Transportwege entscheidend

Grundsätzlich stellte das UBA in seinen Ökobilanzen – zur Überraschung vieler – fest, dass Einweg-Glasflaschen in puncto Ökologie und Nachhaltigkeit die schlechteste aller Getränkeverpackungsvarianten darstellen. Die Ökobilanz der Glasflasche verbessert sich demnach erst, wenn sie möglichst häufig wieder neu befüllt und nicht zu weit transportiert wird. Die Frage der Transportwege entscheidet auch bei Mehrweg-Verpackungen über den sogenannten ökologischen Fußabdruck: Je mehr Wegstrecke ein Getränk bis zum Verbraucher zurücklegt, desto größer wird der ökologische Vorsprung der PET-Mehrwegflasche vor der Konkurrenz aus Glas. Das ist dem höheren Gewicht der Glasflasche geschuldet. Je weiter sie transportiert werden muss, umso mehr Kraftstoff wird dafür benötigt und umso mehr Emissionen werden freigesetzt. Nur auf der Kurzstrecke ist die Glasflasche im Öko-Rennen mit der PET-Flasche leicht im Vorteil, wie auch Verbraucherorganisationen einräumen. Diese Voraussetzung ist in der Praxis jedoch meist nicht gegeben. Daher betonen die Verbraucherberater den ökologischen Vorteil von Mehrweg gegenüber Einweg und nicht den eines Verpackungsmaterials im Vergleich mit einem anderen.

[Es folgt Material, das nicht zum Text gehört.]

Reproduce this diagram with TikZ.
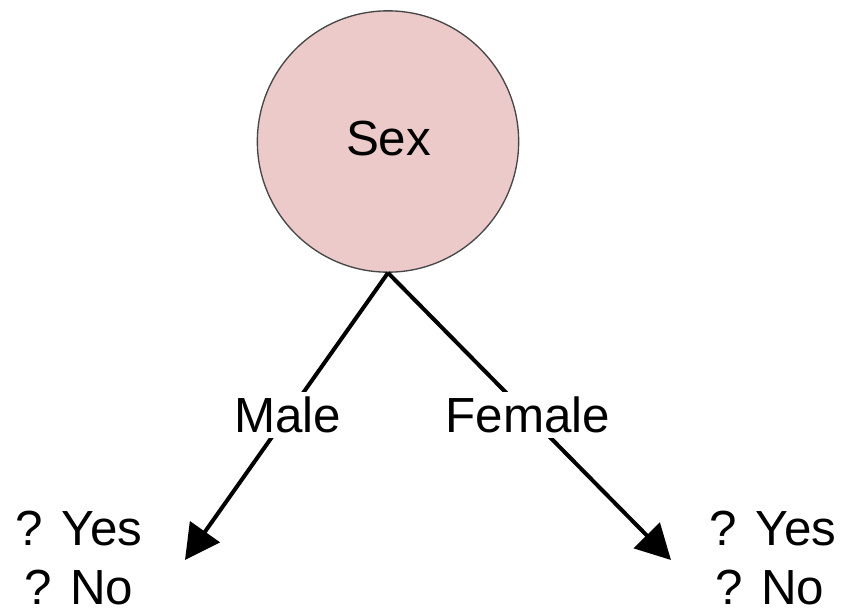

Dennoch wird in den Auseinandersetzungen um nachhaltige Getränkeverpackungen das Mantra von der Glasflasche als ökologisch einzig wahres Behältnis weiter wiederholt – ohne dabei die Faktenlage zu berücksichtigen, wie Fachleute bemängeln. Zu dieser Faktenlage gehört dann auch, dass die im 2019 eingeführten Verpackungsgesetz anvisierte Mehrweg-Quote bis Ende 2021 von 70 Prozent das Transportaufkommen massiv erhöhen dürfte: mit allen negativen Konsequenzen für Verkehr und Umwelt. Vor diesem Hintergrund würde es nach Einschätzung neutraler Beobachter mehr Sinn ergeben, wenn die auf langen Transportwegen günstigste Getränkeverpackung mehr zum Einsatz käme. Und das ist nun einmal nicht die Glasflasche, wie die Ökobilanzen belegen.